● **Information provided**:
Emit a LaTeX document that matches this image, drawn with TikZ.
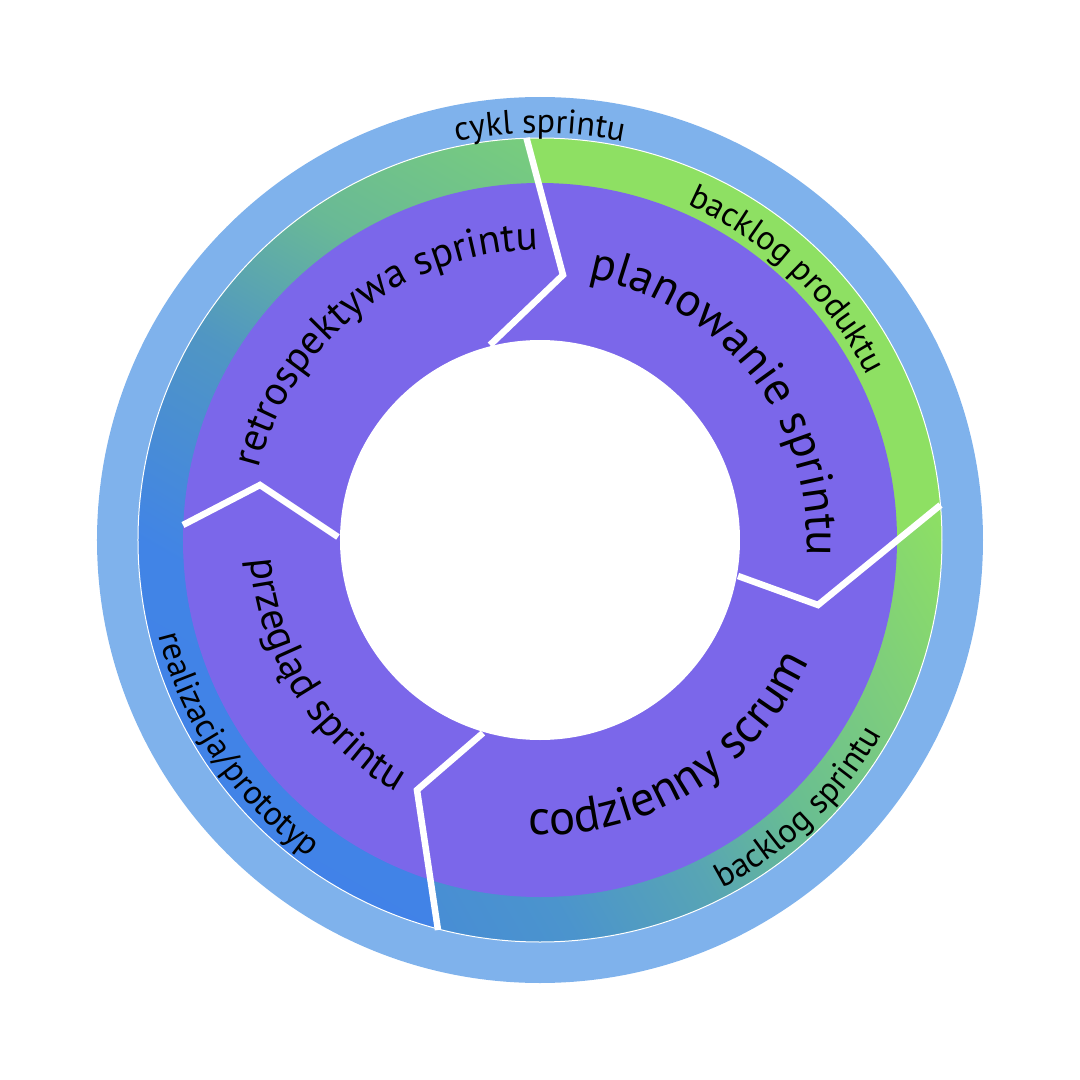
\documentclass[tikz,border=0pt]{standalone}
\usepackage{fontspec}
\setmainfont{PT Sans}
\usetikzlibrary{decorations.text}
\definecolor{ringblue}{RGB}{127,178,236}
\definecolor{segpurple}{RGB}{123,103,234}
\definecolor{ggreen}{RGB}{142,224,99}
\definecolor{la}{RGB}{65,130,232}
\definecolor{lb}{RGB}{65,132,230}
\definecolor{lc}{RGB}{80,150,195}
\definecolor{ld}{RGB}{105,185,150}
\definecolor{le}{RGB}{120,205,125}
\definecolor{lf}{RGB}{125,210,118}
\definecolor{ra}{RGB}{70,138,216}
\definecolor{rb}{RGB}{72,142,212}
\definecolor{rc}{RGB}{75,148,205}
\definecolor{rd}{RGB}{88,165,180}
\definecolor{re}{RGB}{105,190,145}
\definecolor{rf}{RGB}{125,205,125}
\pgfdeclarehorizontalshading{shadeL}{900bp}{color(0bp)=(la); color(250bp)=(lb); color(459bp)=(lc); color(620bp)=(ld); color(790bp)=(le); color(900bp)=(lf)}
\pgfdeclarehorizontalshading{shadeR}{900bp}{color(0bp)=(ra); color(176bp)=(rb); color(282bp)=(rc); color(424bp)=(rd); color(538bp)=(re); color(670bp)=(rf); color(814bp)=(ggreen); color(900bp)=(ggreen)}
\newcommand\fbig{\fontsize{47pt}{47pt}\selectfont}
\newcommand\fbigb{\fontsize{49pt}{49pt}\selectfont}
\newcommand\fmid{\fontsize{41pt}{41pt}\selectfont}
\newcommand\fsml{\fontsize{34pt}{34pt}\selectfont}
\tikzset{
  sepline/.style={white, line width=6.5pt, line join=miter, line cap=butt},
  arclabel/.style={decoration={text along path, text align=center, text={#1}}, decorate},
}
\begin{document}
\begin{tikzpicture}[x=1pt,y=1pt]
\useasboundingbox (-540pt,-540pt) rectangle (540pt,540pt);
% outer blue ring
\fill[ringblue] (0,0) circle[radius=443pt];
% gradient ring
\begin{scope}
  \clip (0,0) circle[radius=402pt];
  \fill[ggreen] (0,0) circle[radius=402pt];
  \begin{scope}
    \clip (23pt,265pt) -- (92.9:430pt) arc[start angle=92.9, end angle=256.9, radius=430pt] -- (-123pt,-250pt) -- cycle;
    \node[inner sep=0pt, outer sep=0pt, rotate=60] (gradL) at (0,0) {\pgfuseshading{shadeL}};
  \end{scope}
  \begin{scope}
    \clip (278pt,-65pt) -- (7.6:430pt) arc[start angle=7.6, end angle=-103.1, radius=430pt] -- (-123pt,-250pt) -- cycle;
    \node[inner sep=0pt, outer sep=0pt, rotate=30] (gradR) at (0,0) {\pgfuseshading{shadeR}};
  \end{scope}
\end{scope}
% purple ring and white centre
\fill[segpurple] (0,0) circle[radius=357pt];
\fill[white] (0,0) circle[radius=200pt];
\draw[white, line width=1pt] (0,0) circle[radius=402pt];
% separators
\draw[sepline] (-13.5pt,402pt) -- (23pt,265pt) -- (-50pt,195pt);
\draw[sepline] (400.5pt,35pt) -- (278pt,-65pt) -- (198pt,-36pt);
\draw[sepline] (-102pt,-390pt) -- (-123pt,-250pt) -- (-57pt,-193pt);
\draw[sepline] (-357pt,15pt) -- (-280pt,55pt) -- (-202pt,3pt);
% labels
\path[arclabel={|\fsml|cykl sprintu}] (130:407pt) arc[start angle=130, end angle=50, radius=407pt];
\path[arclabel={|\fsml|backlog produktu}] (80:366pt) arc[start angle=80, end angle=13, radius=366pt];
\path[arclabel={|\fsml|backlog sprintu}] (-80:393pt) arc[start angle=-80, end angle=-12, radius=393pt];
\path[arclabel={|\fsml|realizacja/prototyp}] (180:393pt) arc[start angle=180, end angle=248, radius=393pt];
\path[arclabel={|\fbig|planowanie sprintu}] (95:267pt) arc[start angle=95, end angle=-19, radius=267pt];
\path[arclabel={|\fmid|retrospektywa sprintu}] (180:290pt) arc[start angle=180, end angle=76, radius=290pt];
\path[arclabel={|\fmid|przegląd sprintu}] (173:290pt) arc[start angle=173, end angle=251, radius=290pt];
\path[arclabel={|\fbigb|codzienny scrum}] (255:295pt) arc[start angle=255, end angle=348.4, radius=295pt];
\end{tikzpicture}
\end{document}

● **The problem**:
Repeat the data in full and exactly. Omit pictures.

● **Task result**:
Emit a LaTeX document that matches this image, drawn with TikZ.
\documentclass[tikz,border=0pt]{standalone}
\usepackage{fontspec}
\setmainfont{PT Sans}
\usetikzlibrary{decorations.text}
\definecolor{ringblue}{RGB}{127,178,236}
\definecolor{segpurple}{RGB}{123,103,234}
\definecolor{ggreen}{RGB}{142,224,99}
\definecolor{la}{RGB}{65,130,232}
\definecolor{lb}{RGB}{65,132,230}
\definecolor{lc}{RGB}{80,150,195}
\definecolor{ld}{RGB}{105,185,150}
\definecolor{le}{RGB}{120,205,125}
\definecolor{lf}{RGB}{125,210,118}
\definecolor{ra}{RGB}{70,138,216}
\definecolor{rb}{RGB}{72,142,212}
\definecolor{rc}{RGB}{75,148,205}
\definecolor{rd}{RGB}{88,165,180}
\definecolor{re}{RGB}{105,190,145}
\definecolor{rf}{RGB}{125,205,125}
\pgfdeclarehorizontalshading{shadeL}{900bp}{color(0bp)=(la); color(250bp)=(lb); color(459bp)=(lc); color(620bp)=(ld); color(790bp)=(le); color(900bp)=(lf)}
\pgfdeclarehorizontalshading{shadeR}{900bp}{color(0bp)=(ra); color(176bp)=(rb); color(282bp)=(rc); color(424bp)=(rd); color(538bp)=(re); color(670bp)=(rf); color(814bp)=(ggreen); color(900bp)=(ggreen)}
\newcommand\fbig{\fontsize{47pt}{47pt}\selectfont}
\newcommand\fbigb{\fontsize{49pt}{49pt}\selectfont}
\newcommand\fmid{\fontsize{41pt}{41pt}\selectfont}
\newcommand\fsml{\fontsize{34pt}{34pt}\selectfont}
\tikzset{
  sepline/.style={white, line width=6.5pt, line join=miter, line cap=butt},
  arclabel/.style={decoration={text along path, text align=center, text={#1}}, decorate},
}
\begin{document}
\begin{tikzpicture}[x=1pt,y=1pt]
\useasboundingbox (-540pt,-540pt) rectangle (540pt,540pt);
% outer blue ring
\fill[ringblue] (0,0) circle[radius=443pt];
% gradient ring
\begin{scope}
  \clip (0,0) circle[radius=402pt];
  \fill[ggreen] (0,0) circle[radius=402pt];
  \begin{scope}
    \clip (23pt,265pt) -- (92.9:430pt) arc[start angle=92.9, end angle=256.9, radius=430pt] -- (-123pt,-250pt) -- cycle;
    \node[inner sep=0pt, outer sep=0pt, rotate=60] (gradL) at (0,0) {\pgfuseshading{shadeL}};
  \end{scope}
  \begin{scope}
    \clip (278pt,-65pt) -- (7.6:430pt) arc[start angle=7.6, end angle=-103.1, radius=430pt] -- (-123pt,-250pt) -- cycle;
    \node[inner sep=0pt, outer sep=0pt, rotate=30] (gradR) at (0,0) {\pgfuseshading{shadeR}};
  \end{scope}
\end{scope}
% purple ring and white centre
\fill[segpurple] (0,0) circle[radius=357pt];
\fill[white] (0,0) circle[radius=200pt];
\draw[white, line width=1pt] (0,0) circle[radius=402pt];
% separators
\draw[sepline] (-13.5pt,402pt) -- (23pt,265pt) -- (-50pt,195pt);
\draw[sepline] (400.5pt,35pt) -- (278pt,-65pt) -- (198pt,-36pt);
\draw[sepline] (-102pt,-390pt) -- (-123pt,-250pt) -- (-57pt,-193pt);
\draw[sepline] (-357pt,15pt) -- (-280pt,55pt) -- (-202pt,3pt);
% labels
\path[arclabel={|\fsml|cykl sprintu}] (130:407pt) arc[start angle=130, end angle=50, radius=407pt];
\path[arclabel={|\fsml|backlog produktu}] (80:366pt) arc[start angle=80, end angle=13, radius=366pt];
\path[arclabel={|\fsml|backlog sprintu}] (-80:393pt) arc[start angle=-80, end angle=-12, radius=393pt];
\path[arclabel={|\fsml|realizacja/prototyp}] (180:393pt) arc[start angle=180, end angle=248, radius=393pt];
\path[arclabel={|\fbig|planowanie sprintu}] (95:267pt) arc[start angle=95, end angle=-19, radius=267pt];
\path[arclabel={|\fmid|retrospektywa sprintu}] (180:290pt) arc[start angle=180, end angle=76, radius=290pt];
\path[arclabel={|\fmid|przegląd sprintu}] (173:290pt) arc[start angle=173, end angle=251, radius=290pt];
\path[arclabel={|\fbigb|codzienny scrum}] (255:295pt) arc[start angle=255, end angle=348.4, radius=295pt];
\end{tikzpicture}
\end{document}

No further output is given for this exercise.